Opinion

Bill Harvey: Optic disc assessment advice

Bill Harvey
Few are aware of the many tools available in most image software

This week I have mostly been thinking about… optic disc measurement (Fast Show reference there, for the more mature reader).

Last week I helped run a workshop on retinal photography. Attendees had to interpret a number of images and then decide how the image might have been improved upon, either by changes to the initial camera settings or by image enhancement after capture.

Most people know that you can adjust the flash setting, useful where media is less than transparent, and the background light setting, helpful for darker pigmented retinae for example. For younger, large-pupiled patients, a reduced flash is preferred. Fewer were aware of how images themselves can be enhanced by altering intensity and colour channels. All image software offers this.

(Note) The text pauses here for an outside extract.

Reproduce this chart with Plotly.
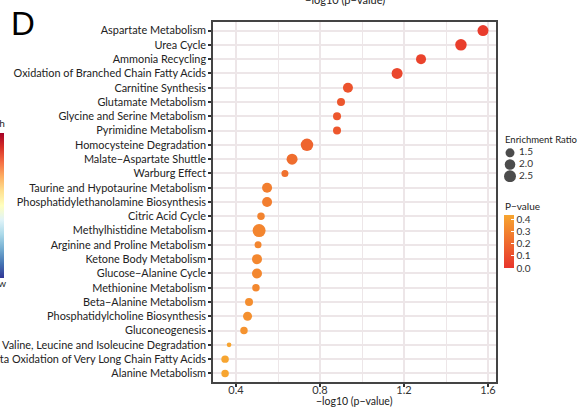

Fewer still were aware of the many tools available in most image software, such as help with measuring CD ratios or outlining lesions to help assess change over time. Bearing in mind continued evidence for inter-practitioner variation in the assessment of CD ratios, and knowing that photography is often a delegated function for which the buck stops with the practitioner, it is well worth playing with our cameras to make sure we are using them to their best capacity.

And talking about disc assessment, a new paper in last month’s American Journal of Ophthalmology has questioned the validity of the ISNT rule in deciding upon the health of a disc (whereby in a healthy disc the inferior neuroretinal rim appears thickest, then superior, then nasal then temporal).

‘The ISNT rule is only valid for about a third of disc photos and less than half of RNFL measurements in normal patients. ISNT rule variants, such as the IST and IS rule, may be considered, as they are valid in over 70% of patients.’ Until OCTs are ubiquitous, we should be measuring disc heights and remember Spaeth’s grading rules.